A Filipino came to Lucian, purposefully bumping into him and spilling a cup of water on him. He slid a piece of paper into his hand with the empty cup and guided him to the faucet in the waiting room for it to be refilled.
“This note. Read quickly and destroy,” he said, filling the cup and handing two quinine pills to the sickly American. “Take these quickly. The Jap not looking.”
Lucian eagerly swallowed and focused on the note held close to him.
“To L P. I am at SR. Look for MS. Blow boiler at highway xing return trip. I will be there to get you. N P.”
“Norm is at Santa Rosa. It’s over,” he sighed quietly.
“You drink water,” the guard yelled.
Lucian put the small crumpled paper in his mouth, chewed, and swallowed with another cup of water. He decided to continue drinking until the guard ordered him back.
“Tell my brother I got the message and understand,” Lucian whispered to the Filipino messenger. The man nodded and quickly departed. “Thanks,” he offered tiredly. The Filipino nodded without expression.
The quinine must have been sent by Norman, he thought. Thank you God! Thank you! He struggled back to the rails, waiting for the engine to come up the tracks to where he stood with the guard. A Filipi
no would be engineer with him. He guessed the Japs didn’t totally trust the Filipinos and wanted an experienced American.

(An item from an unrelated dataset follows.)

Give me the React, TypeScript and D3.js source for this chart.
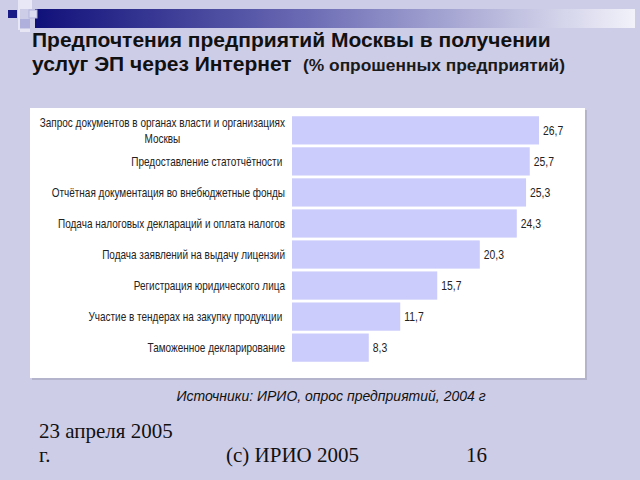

The antiquated steam engine, identical with a few exceptions to the one owned by his pa in Warm Springs, made its way to the loading platform where he waited. He thought he knew the man at the controls and at gunpoint found his way into the cab with the Filipino almost half his height.
“Say nothing, Lucian,” Manuelito urged. “You don’t know me.”
“But how?”
“Papers. I showed my Filipino Certificate of Operations and asked for work. I told them I want to help Japs. They agreed to give me the train today. I almost didn’t get it. Good luck I guess. Shhh,” he whispered. “Guards coming aboard now. I load fuel. Be fireman. You sit and drive.”
Lucian was grateful to the faithful friend who had been a benefactor so often. Through Manuelito and his contacts Lucian had been able to smuggle food, medicine, and hard currency to the prisoners at Cabanatuan for over a year. Manuelito had risked his life. And although he had never seen Norman since the Death March he knew he had been behind the smuggling. He had received notes, quinine, sulfa, and other items that had made it possible to survive the tortures of prison life.
The familiar-looking Jap angrily approached Lucian. Lucian studied the face carefully for any hint of where he had seen it before.
“Go now!” the Jap guard ordered him. He raised his rifle menacingly then mocked him with a sinister grin.
“Johnny,” Lucian muttered under his breath as he recognized the man’s face, the missing teeth, the scar. “I told Norm I’d kill him.” He nodded silently with satisfaction.
The ill-tempered killer of Lucian and Norman’s cousin stood guard with rifle at the ready on Lucian’s side of the engine compartment. Another guard stood facing out on Manuelito’s side. Their backs to the fireman and engineer so they could look out of either side during the ride to San Fernando, Lucian and Manuelito talked by sign language, whispers, and hatched the escape plan and destruction of the train.